The centered model looks like this:

model_df = analysis_df
conversion_column = 'conversion_column'
group_column = 'group_column'

with pm.Model() as overall_rate:
    all_groups_mean  = pm.Normal("all_groups_mean", 0, 1.5)
    all_groups_sigma = pm.Exponential("all_groups_sigma", 1.2)
    
    group_intercept = pm.Normal(
        "group_intercept", 
        all_groups_mean, 
        all_groups_sigma, 
        shape=len(groups)
    )
    
    prob_of_converting = pm.math.invlogit(group_intercept[model_df[group_column]])
    
    became_pos_user = pm.Bernoulli(
        "converted", 
        prob_of_converting, 
        observed=model_df[conversion_column]
    )
    
    trace_overall = pm.sample(
        target_accept=0.95,
    )

And the reparameterized model:

with pm.Model() as overall_rate_reparam:
    all_groups_mean  = pm.Normal("all_groups_mean", 0.0, 1.5)
    all_groups_sigma = pm.Exponential("all_groups_sigma", 1.2)
    z = pm.Normal("z", 0.0, 1.0, shape=len(groups))
    
    _ = pm.Deterministic("group_intercept", all_groups_mean + z * all_groups_sigma)
    prob_of_converting = pm.math.invlogit(
        all_groups_mean + z[model_df[group_column]] * all_groups_sigma
    )
    
    became_pos_user = pm.Binomial(
        "converted",
        1,
        prob_of_converting, 
        observed=model_df[conversion_column]
    )
    
    prior_overall_reparam = pm.sample_prior_predictive()

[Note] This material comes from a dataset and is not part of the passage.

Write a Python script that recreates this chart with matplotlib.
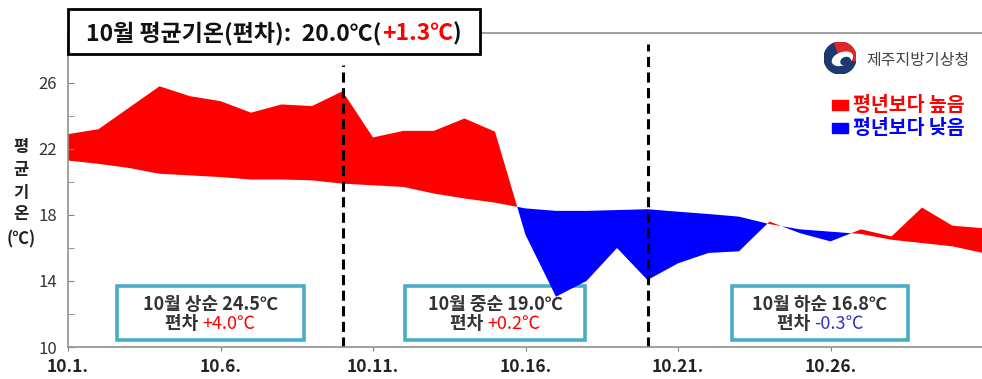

How many groups are there, just two? Because two is too few to use a hierarchical distribution.

My guess is the centered model is running slowly because all_groups_mean is given low prior likelihood of a value that extreme (-4).

Try modeling as an intercept + dummy for treatment, and make set the prior for the intercept to be something like pm.Normal('intercept', 0, 4)

I think I discovered the root of the overall performance problem. It’s related to this post here, as I had the data in long format: https://discourse.pymc.io/t/big-drop-in-sampling-performance-using-long-data-table-format

Changing it to use aggregated data, it runs in less than 20 seconds using the centered approach, but still takes nearly 3 times that for the non-centered version (see new models below).

Can you elaborate on this? Looking at the prior it generates once the model is run, it seems to be behaving just fine, even if it is a bit slow.

Not sure if I follow here either. The prior has a lot of weight around -4 because that’s what the data informs it to be. E.g. inv_logit(-4) = 0.018 or 1.8%, which is in the ballpark of what the expected conversion rate is.

Aggregated/Centered:

with pm.Model() as overall_rate_agg:
    all_groups_mean  = pm.Normal("all_groups_mean", 0, 1.5)
    all_groups_sigma = pm.Exponential("all_groups_sigma", 1.2)
    
    group_intercept = pm.Normal(
        "group_intercept", 
        all_groups_mean, 
        all_groups_sigma, 
        shape=len(groups)
    )
    
    prob_of_converting = pm.math.invlogit(group_intercept[analysis_agg['group_handle']])
    
    became_pos_user = pm.Binomial(
        "converted", 
        p=prob_of_converting,
        n=analysis_agg['total'],
        observed=analysis_agg['converted']
    )
    
    prior_overall_agg = pm.sample_prior_predictive()

Aggregated/Non-Centered:

with pm.Model() as overall_rate_agg_reparam:
    all_groups_mean  = pm.Normal("all_groups_mean", 0, 1.5)
    all_groups_sigma = pm.Exponential("all_groups_sigma", 1.2)
    z = pm.Normal("z", 0.0, 1.0, shape=len(groups))
    
    _ = pm.Deterministic(
        'group_intercept',
        all_groups_mean + z * all_groups_sigma
    )
    
    prob_of_converting = pm.math.invlogit(
        all_groups_mean + z[analysis_agg['group_handle']] * all_groups_sigma
    )
    
    became_pos_user = pm.Binomial(
        "converted", 
        p=prob_of_converting,
        n=analysis_agg['total'],
        observed=analysis_agg['converted']
    )
    
    prior_overall_agg_reparam = pm.sample_prior_predictive()

It’s hard to infer the mean and standard deviation of a distribution if you only have two draws from it!

The posterior has a lot of weight around -4 because that’s what the data informs it to be. The prior, with a mean of 0 and a std dev of 1.5, puts very little weight on -4.

I mean when you look at all_groups_mean in the posterior, it’s actually what the model determines to be the prior to be since it is a hyper-prior.